_Work to do_
Pick out all lines in the listing holding the string "this" and copy them.

*** Material provided ***

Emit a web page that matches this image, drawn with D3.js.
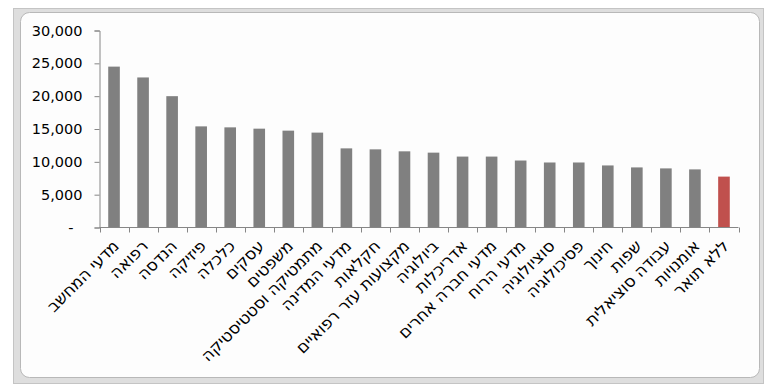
<!DOCTYPE html>
<html>
<head>
<meta charset="utf-8">
<script src="https://cdn.jsdelivr.net/npm/d3@7"></script>
<style>
  body { margin: 0; background: #fff; }
  text { font-family: "DejaVu Sans", sans-serif; }
</style>
</head>
<body>
<div class="chart"></div>
<script>
// categories (left to right) and values
var categories = ['מדעי המחשב', 'רפואה', 'הנדסה', 'פיזיקה', 'כלכלה', 'עסקים', 'משפטים',
  'מתמטיקה וסטטיסטיקה', 'מדעי המדינה', 'חקלאות', 'מקצועות עזר רפואיים', 'ביולוגיה',
  'אדריכלות', 'מדעי חברה אחרים', 'מדעי הרוח', 'סוציולוגיה', 'פסיכולוגיה', 'חינוך',
  'שפות', 'עבודה סוציאלית', 'אומנויות', 'ללא תואר'];
var values = [24500, 22850, 20000, 15400, 15250, 15050, 14750, 14450, 12050, 11900,
  11600, 11400, 10800, 10800, 10200, 9900, 9900, 9450, 9150, 9000, 8850, 7750];
var highlight = ['ללא תואר'];
var yTicks = [0, 5000, 10000, 15000, 20000, 25000, 30000];

var width = 767,
  height = 385;

var svg = d3.select('.chart')
  .append('svg')
  .attr('width', width)
  .attr('height', height);

//FRAME
svg.append('rect')
  .attr('x', 13.5).attr('y', 8.5)
  .attr('width', 750).attr('height', 375)
  .attr('fill', '#dedede')
  .attr('stroke', '#c4c4c4');

svg.append('rect')
  .attr('x', 20.5).attr('y', 12.5)
  .attr('width', 739).attr('height', 365)
  .attr('rx', 9)
  .attr('fill', '#fdfdfd')
  .attr('stroke', '#b8b8b8');

//SCALES
var xScale = d3.scaleBand()
  .domain(categories)
  .range([99.5, 738.5])
  .paddingInner(0.6)
  .paddingOuter(0.3);

var yScale = d3.scaleLinear()
  .domain([0, 30000])
  .range([227.5, 30.5]);

//BARS
svg.selectAll('.bar')
  .data(categories)
  .enter()
  .append('rect')
  .attr('class', 'bar')
  .attr('x', function(d) { return xScale(d); })
  .attr('width', xScale.bandwidth())
  .attr('y', function(d, i) { return yScale(values[i]); })
  .attr('height', function(d, i) { return yScale(0) - yScale(values[i]); })
  .attr('fill', function(d) { return highlight.indexOf(d) >= 0 ? '#c0504d' : '#808080'; });

//AXES
var yAxis = d3.axisLeft(yScale)
  .tickValues(yTicks)
  .tickSize(5)
  .tickPadding(12)
  .tickFormat(function(d) { return d === 0 ? '-' : d3.format(',')(d); });

var yAxisG = svg.append('g')
  .attr('transform', 'translate(99.5,0)')
  .call(yAxis);

yAxisG.select('.domain').attr('stroke', '#868686');
yAxisG.selectAll('.tick line').attr('stroke', '#868686');
yAxisG.selectAll('.tick text')
  .attr('fill', '#000')
  .style('font-size', '14.5px')
  .attr('dx', function(d) { return d === 0 ? -9 : 0; });

// x axis: tick at every category boundary
var step = xScale.step();
var boundaries = d3.range(categories.length + 1).map(function(i) { return 99.5 + i * step; });

svg.append('line')
  .attr('x1', 99.5).attr('x2', 738.5)
  .attr('y1', yScale(0)).attr('y2', yScale(0))
  .attr('stroke', '#868686');

svg.selectAll('.xtick')
  .data(boundaries)
  .enter()
  .append('line')
  .attr('class', 'xtick')
  .attr('x1', function(d) { return Math.round(d) + 0.5; })
  .attr('x2', function(d) { return Math.round(d) + 0.5; })
  .attr('y1', yScale(0)).attr('y2', yScale(0) + 5)
  .attr('stroke', '#868686');

//X LABELS rotated
svg.selectAll('.xlabel')
  .data(categories)
  .enter()
  .append('text')
  .attr('class', 'xlabel')
  .attr('transform', function(d) {
    var cx = xScale(d) + xScale.bandwidth() / 2;
    return 'translate(' + (cx + 6) + ',' + 247 + ') rotate(-45)';
  })
  .attr('text-anchor', 'end')
  .style('font-size', '16.5px')
  .attr('fill', '#000')
  .text(function(d) { return d; });
</script>
</body>
</html>
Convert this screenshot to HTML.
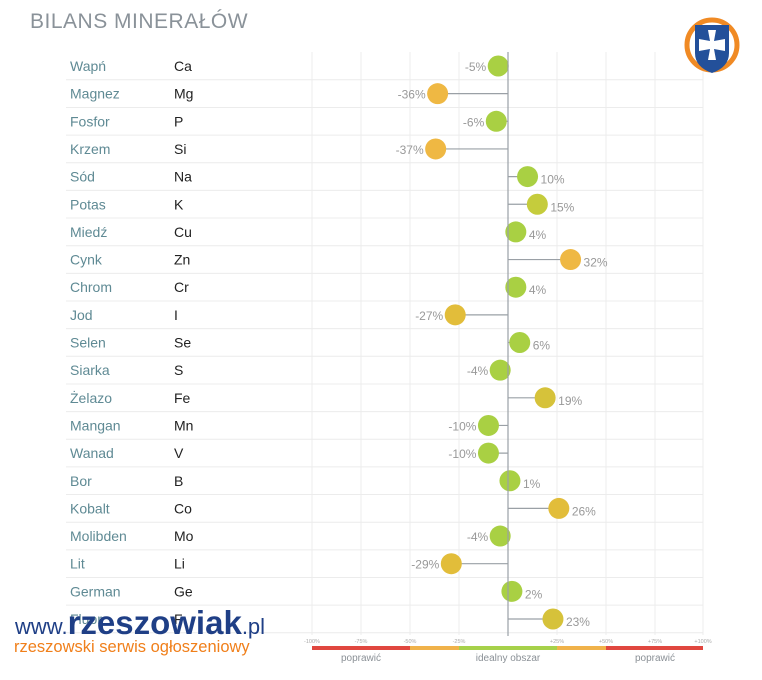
<!DOCTYPE html>
<html><head><meta charset="utf-8"><style>
body{margin:0;background:#fff;}
svg text{font-family:"Liberation Sans",sans-serif;}
</style></head><body>
<svg width="762" height="675" viewBox="0 0 762 675" xmlns="http://www.w3.org/2000/svg">
<rect width="762" height="675" fill="#fff"/>
<text x="30" y="28" font-size="21" fill="#8a9299" letter-spacing="0.5">BILANS MINERAŁÓW</text>
<g stroke="#ececec" stroke-width="1">
<line x1="312" y1="52" x2="312" y2="635"/><line x1="361" y1="52" x2="361" y2="635"/><line x1="410" y1="52" x2="410" y2="635"/><line x1="459" y1="52" x2="459" y2="635"/><line x1="557" y1="52" x2="557" y2="635"/><line x1="606" y1="52" x2="606" y2="635"/><line x1="655" y1="52" x2="655" y2="635"/><line x1="703" y1="52" x2="703" y2="635"/>
</g>
<g id="rows"></g>
<line x1="508" y1="52" x2="508" y2="636" stroke="#9aa0a6" stroke-width="1.2"/>
<g font-size="5.5" fill="#aaa" text-anchor="middle">
<text x="312" y="643">-100%</text><text x="361" y="643">-75%</text><text x="410" y="643">-50%</text><text x="459" y="643">-25%</text><text x="557" y="643">+25%</text><text x="606" y="643">+50%</text><text x="655" y="643">+75%</text><text x="703" y="643">+100%</text>
</g>
<rect x="312" y="646" width="98" height="4" fill="#e0473f"/>
<rect x="410" y="646" width="49" height="4" fill="#f0b24a"/>
<rect x="459" y="646" width="98" height="4" fill="#a6d14a"/>
<rect x="557" y="646" width="49" height="4" fill="#f0b24a"/>
<rect x="606" y="646" width="97" height="4" fill="#e0473f"/>
<g font-size="10" fill="#8a9096" text-anchor="middle">
<text x="361" y="661">poprawić</text><text x="508" y="661">idealny obszar</text><text x="655" y="661">poprawić</text>
</g>
<text x="15" y="634" fill="#1f3f86" font-size="22">www.<tspan font-size="33" font-weight="bold">rzeszowiak</tspan>.pl</text>
<text x="14" y="652" fill="#f07f1a" font-size="16.5">rzeszowski serwis ogłoszeniowy</text>
<g transform="translate(712,45)">
<circle r="25" fill="none" stroke="#f08a24" stroke-width="5"/>
<path d="M-17,-20 L17,-20 L17,8 Q17,22 0,28 Q-17,22 -17,8 Z" fill="#23509a"/>
<path d="M-4,-15 L4,-15 L2,-4 L13,-6 L13,6 L2,4 L4,15 L-4,15 L-2,4 L-13,6 L-13,-6 L-2,-4 Z" fill="#fff"/>
</g>
</svg>
<script>
var d=[["Wapń","Ca",-5],["Magnez","Mg",-36],["Fosfor","P",-6],["Krzem","Si",-37],["Sód","Na",10],["Potas","K",15],["Miedź","Cu",4],["Cynk","Zn",32],["Chrom","Cr",4],["Jod","I",-27],["Selen","Se",6],["Siarka","S",-4],["Żelazo","Fe",19],["Mangan","Mn",-10],["Wanad","V",-10],["Bor","B",1],["Kobalt","Co",26],["Molibden","Mo",-4],["Lit","Li",-29],["German","Ge",2],["Fluor","F",23]];
var g=document.getElementById("rows"),s="";
function col(v){v=Math.abs(v);if(v<=10)return"#a9d043";if(v<=15)return"#c5cc3c";if(v<=23)return"#d6c23a";if(v<=29)return"#e2bd3a";return"#efb843";}
d.forEach(function(r,i){var y=66+i*27.65;
s+='<line x1="66" y1="'+(y+13.8)+'" x2="703" y2="'+(y+13.8)+'" stroke="#ececec"/>';
s+='<text x="70" y="'+(y+5)+'" font-size="14" fill="#5f8a94">'+r[0]+'</text>';
s+='<text x="174" y="'+(y+5)+'" font-size="14" fill="#222">'+r[1]+'</text>';
var x=508+r[2]*1.955;
s+='<line x1="508" y1="'+y+'" x2="'+x+'" y2="'+y+'" stroke="#9aa0a6" stroke-width="1.2"/>';
s+='<circle cx="'+x+'" cy="'+y+'" r="10.5" fill="'+col(r[2])+'"/>';
if(r[2]<0)s+='<text x="'+(x-12)+'" y="'+(y+5)+'" font-size="12" fill="#999" text-anchor="end">'+r[2]+'%</text>';
else s+='<text x="'+(x+13)+'" y="'+(y+7)+'" font-size="12" fill="#999">'+r[2]+'%</text>';
});
g.innerHTML=s;
</script>
</body></html>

***

_Solved problem_
Emit a web page that matches this image, drawn with D3.js.
Convert this screenshot to HTML.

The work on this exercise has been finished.